Леса в Гане густые, они представляют собой сплошное переплетение ветвей и лиан. В такой чаще обычно не удается сделать ни шагу. Для того чтобы пройти, надо сначала прорубить дорогу. Нам попадались апельсиновые, банановые и другие фруктовые деревья – но все дикие. Так же как плоды дикой яблоньки, эти апельсины горьки на вкус, нм не достает сладкого сока. Это богатство, которое еще ждет того времени, когда люди наxнут его использовать.
Богаты леса Ганы, но в то же время и бедны. Тот, кто надеется увидеть здесь яркие краски – разочаруется. В лесах преобладает ядовитый зеленый цвет тропической листвы, выросшей в избытке влаги и жары, как в большой оранжерее. Но здесь yи за чем не ухаживает заботливый садовник и поэтому все буйно разрастается и уже не может уместиться на отведенном природой пространстве. Я вспомнила, как однажды пересаживала растеньице из маленького горшка в большой. Корни его от долгого пребывания в тесной посуде скрючились и переплелись так, что уже почти не видно было земли, в которую они проросли. Так же выглядит ганский лес. В нем не остается места для живых существ. Никто, кроме змей, насекомых, птиц и обезьян ;здесь, вероятно, не живет.
И все же тропические леса отвоевывают для себя люди. Они выжигают поляны, вспахивают крошечные поля, выращивают шоколадные деревья и ищут алмазы. А как мы убедились, это далеко не так просто.
Алмазы лежат в болоте
Нашу «шкоду» мы вынуждены были оставить на краю дороги. Дальше уже не пройдет ни одна машина. Людям и то пришлось идти гуськом, продираясь сквозь густые заросли. Если бы с нами не было проводника, который хорошо знал дорогу, мы вряд ли обратили бы внимание на тропку, петляющую между деревьями.
Шли гуськом, и я старалась как можно больше шуметь, чтобы отпугнуть змей.

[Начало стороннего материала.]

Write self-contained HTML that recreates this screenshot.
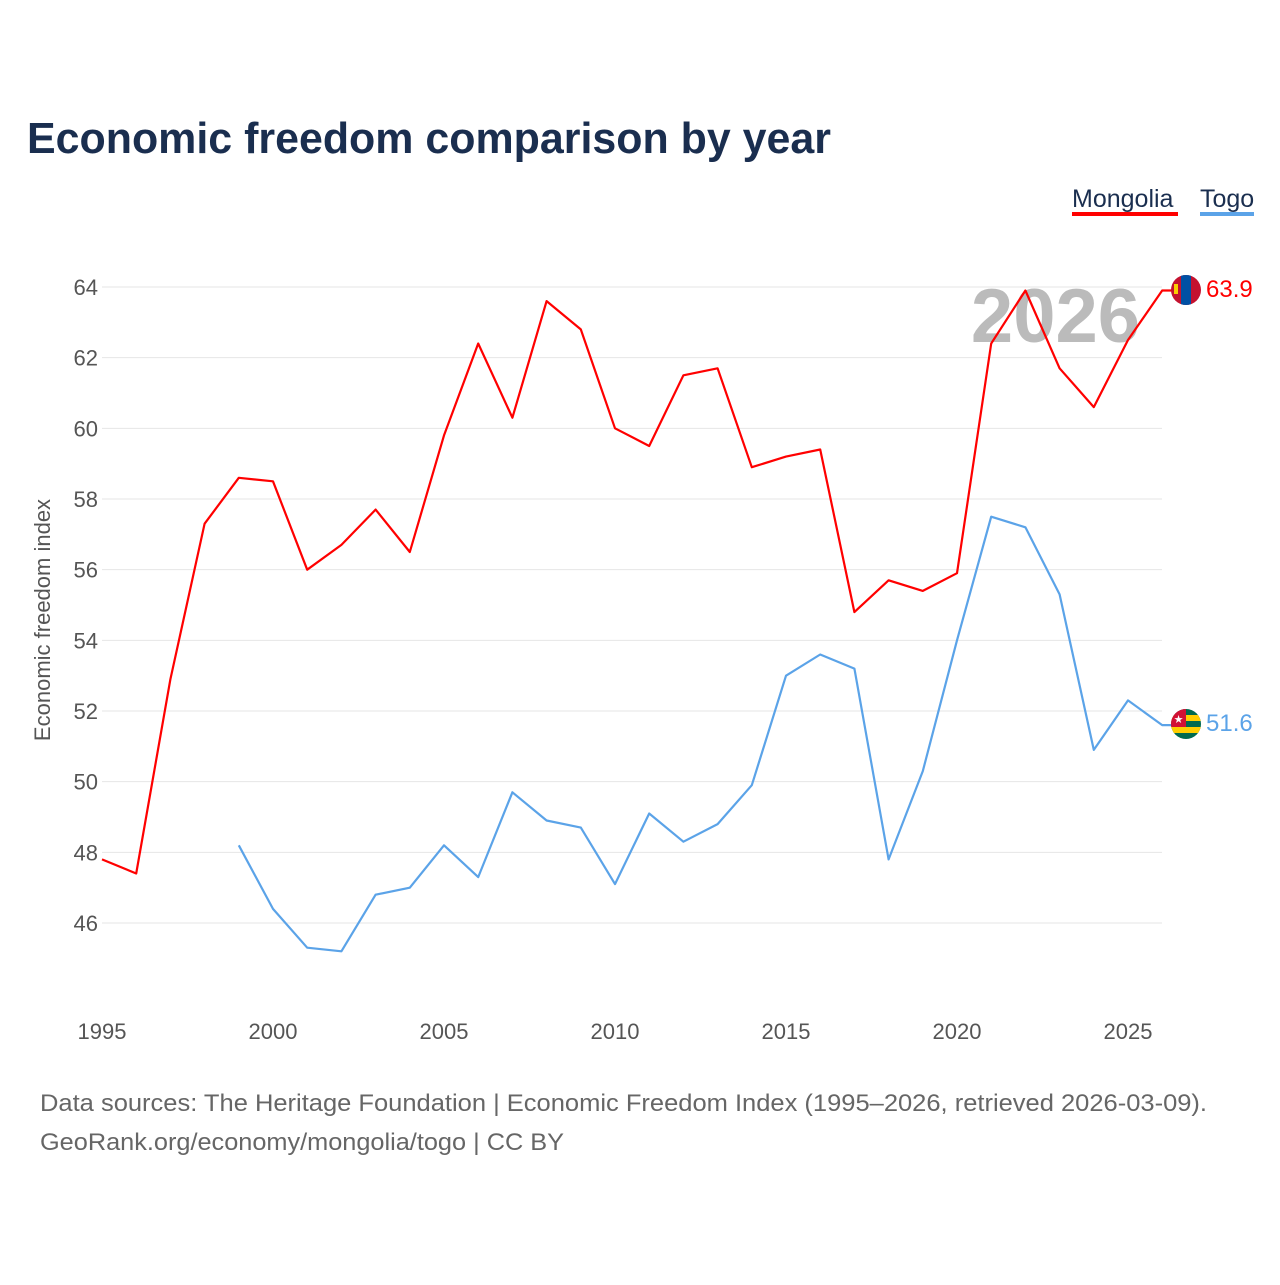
<!DOCTYPE html>
<html><head><meta charset="utf-8"><style>
body{margin:0;background:#fff;width:1280px;height:1280px;overflow:hidden;font-family:"Liberation Sans",sans-serif}
</style></head><body>
<svg width="1280" height="1280" xmlns="http://www.w3.org/2000/svg">
<text x="27" y="153" font-size="44" font-weight="bold" fill="#1a2e4f" textLength="804" lengthAdjust="spacingAndGlyphs">Economic freedom comparison by year</text>
<g>
<text x="1072" y="207" font-size="25" fill="#1a2e4f">Mongolia</text>
<rect x="1072" y="212" width="106" height="4" fill="#ff0000"/>
<text x="1200" y="207" font-size="25" fill="#1a2e4f">Togo</text>
<rect x="1200" y="212" width="54" height="4" fill="#5ba3e8"/>
</g>
<g id="grid"></g>
<g id="yticks"></g>
<g id="xticks"></g>
<text x="50" y="620" font-size="22" fill="#555" transform="rotate(-90 50 620)" text-anchor="middle">Economic freedom index</text>
<text x="1140" y="342" font-size="76" font-weight="bold" fill="#bbb" text-anchor="end">2026</text>
<g id="series"></g>
<g>
<clipPath id="c1"><circle cx="1186" cy="290" r="15"/></clipPath>
<g clip-path="url(#c1)"><rect x="1171" y="275" width="30" height="30" fill="#c4122f"/><rect x="1181" y="275" width="10" height="30" fill="#0050a4"/><rect x="1174" y="284" width="4" height="10" fill="#f9cf02"/></g>
</g>
<g>
<clipPath id="c2"><circle cx="1186" cy="724" r="15"/></clipPath>
<g clip-path="url(#c2)"><rect x="1171" y="709" width="30" height="30" fill="#006a4e"/><rect x="1171" y="715" width="30" height="6" fill="#ffce00"/><rect x="1171" y="727" width="30" height="6" fill="#ffce00"/><rect x="1171" y="709" width="15" height="18" fill="#d21034"/><text x="1178.5" y="723" font-size="11" fill="#fff" text-anchor="middle">★</text></g>
</g>
<text x="1206" y="297" font-size="24" fill="#ff0000">63.9</text>
<text x="1206" y="731" font-size="24" fill="#5ba3e8">51.6</text>
<text x="40" y="1111" font-size="24" fill="#666" textLength="1167" lengthAdjust="spacingAndGlyphs">Data sources: The Heritage Foundation | Economic Freedom Index (1995–2026, retrieved 2026-03-09).</text>
<text x="40" y="1150" font-size="24" fill="#666" textLength="524" lengthAdjust="spacingAndGlyphs">GeoRank.org/economy/mongolia/togo | CC BY</text>
</svg>
<script>
const years=[1995,1996,1997,1998,1999,2000,2001,2002,2003,2004,2005,2006,2007,2008,2009,2010,2011,2012,2013,2014,2015,2016,2017,2018,2019,2020,2021,2022,2023,2024,2025,2026];
const mongolia=[47.8,47.4,52.9,57.3,58.6,58.5,56.0,56.7,57.7,56.5,59.8,62.4,60.3,63.6,62.8,60.0,59.5,61.5,61.7,58.9,59.2,59.4,54.8,55.7,55.4,55.9,62.4,63.9,61.7,60.6,62.5,63.9];
const togo=[null,null,null,null,48.2,46.4,45.3,45.2,46.8,47.0,48.2,47.3,49.7,48.9,48.7,47.1,49.1,48.3,48.8,49.9,53.0,53.6,53.2,47.8,50.3,54.0,57.5,57.2,55.3,50.9,52.3,51.6];
const yTicks=[46,48,50,52,54,56,58,60,62,64];
const xTicks=[1995,2000,2005,2010,2015,2020,2025];
const NS="http://www.w3.org/2000/svg";
const X=y=>102+(y-1995)*34.2;
const Y=v=>287+(64-v)*35.333;
function mk(t,a,p){const e=document.createElementNS(NS,t);for(const k in a)e.setAttribute(k,a[k]);p.appendChild(e);return e;}
const grid=document.getElementById('grid'),yt=document.getElementById('yticks'),xt=document.getElementById('xticks'),ser=document.getElementById('series');
yTicks.forEach(v=>{
 const l=mk('line',{x1:102,x2:1162,y1:Y(v),y2:Y(v),stroke:'#e6e6e6','stroke-width':1},grid);
 
 
 const t=mk('text',{x:98,y:Y(v)+8,'font-size':22,fill:'#555','text-anchor':'end'},yt);t.textContent=v;
 
 
});
xTicks.forEach(v=>{
 const t=mk('text',{x:X(v),y:1039,'font-size':22,fill:'#555','text-anchor':'middle'},xt);t.textContent=v;
 
 
});
function line(vals,color,name){
 let d='';vals.forEach((v,i)=>{if(v==null)return;d+=(d?'L':'M')+X(years[i]).toFixed(1)+','+Y(v).toFixed(1);});
 const last=vals[vals.length-1];d+='L'+(X(2026)+10)+','+Y(last).toFixed(1);
 const p=mk('path',{d:d,fill:'none',stroke:color,'stroke-width':2.2,'stroke-linejoin':'round'},ser);
 
 
}
line(mongolia,'#ff0000','mongolia-line');
line(togo,'#5ba3e8','togo-line');
</script>
</body></html>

Наши друзья шли босые, и мне было стыдно, но я ничего не могла с собой поделать, тем более что перед глазами все время стояли змеи, которых мы задавили по дороге. Ни одну из них нельзя было назвать маленькой.
Шли долго. Дважды встретили людей, несущих на головах связки бананов, и я еще раз убедилась в том, как удобно в джунглях переносить грузы на голове – вряд ли кто-нибудь из нас сумел бы сейчас идти с огромной банановой гроздью в руках.

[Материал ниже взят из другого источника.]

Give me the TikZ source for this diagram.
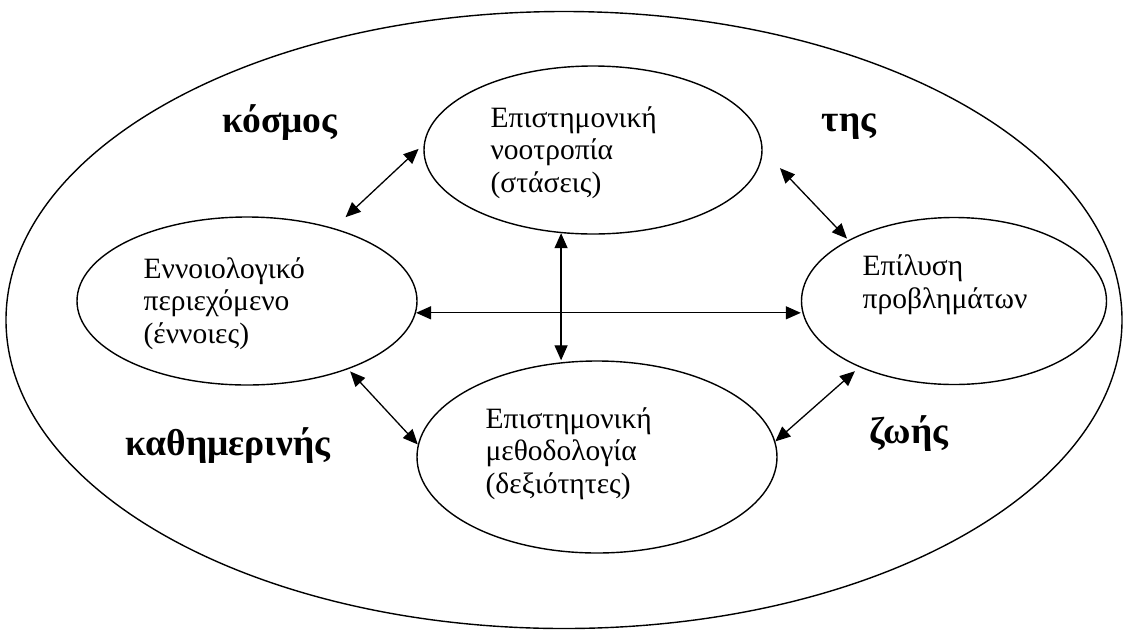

Мы шли долго, но все же дошли. Сплошная зеленая стена неожиданно раздвинулась, открыв выжженную желтоватую площадку. Под ногами заскрипел песок и гравий, захлюпала вода – грязная, донная, заполнявшая около двадцати ям. Мы – на алмазных разработках, где трудятся десятки землекопов. Это изнуряющий физический труд, требующий кроме всего прочего огромного внимания и отличного зрения.
Во многих странах мира есть современные алмазные рудники, где драгоценные камни добывают с помощью новейшей техники, руководствуясь последними научными достижениями. В Гане тоже есть такие подземные алмазные копи. Но мы видели другие разработки – те, где используется примитивная техника и труд малопроизводителен.
Все здесь начинается с лопаты. Землекоп роет яму глубиной около полутора метров. Среди песка и камней, которые он выбрасывает, попадаются алмазы. Они очень мелкие, чтобы найти их, землекопу по нескольку раз приходится просеивать землю. Он постепенно отбрасывает породу – сначала крупные, потом всё более мелкие камешки. Наконец остается песок. В нем и нужно искать драгоценные камни. На солнце блестят все песчинки. Как же среди них найти алмаз? Но вот на наших глазах одному старателю повезло. Он показал нам драгоценный камешек, вытащил из кармана пузырек с водой и к трем уже лежащим там алмазам добавил новый. В воде хранить алмазы особенно удобно – в ней не сломается даже самая острая их грань.
И хотя ганские алмазы используют лишь для нужд промышленности, они играют важную роль в народном хозяйстве страны. Вывоз алмазов – третья но величине статья экспорта Ганы после какао и золота.
Пока мы не вышли на поляну, я и не предполагала, что такой лес можно заставить отступить. Теперь, стоя на открытой площадке, усыпанной лишь песком и гравием, я думала о том, что здесь вряд ли опять что-нибудь будет расти. Нам сказали, что старатели проработают еще дней двадцать. А как же выглядит «алмазное» поле после того, как люди покинут его?
Способ добычи алмазов, с которым мы познакомились, конечно, малоэффективен. Во-первых, много труда уходит на рубку леса, во-вторых, ямы старатели роют без всякой системы. Не меньше трети алмазов при этом остается в земле. Это слишком большой процент отходов. И здесь еще непочатый край работы.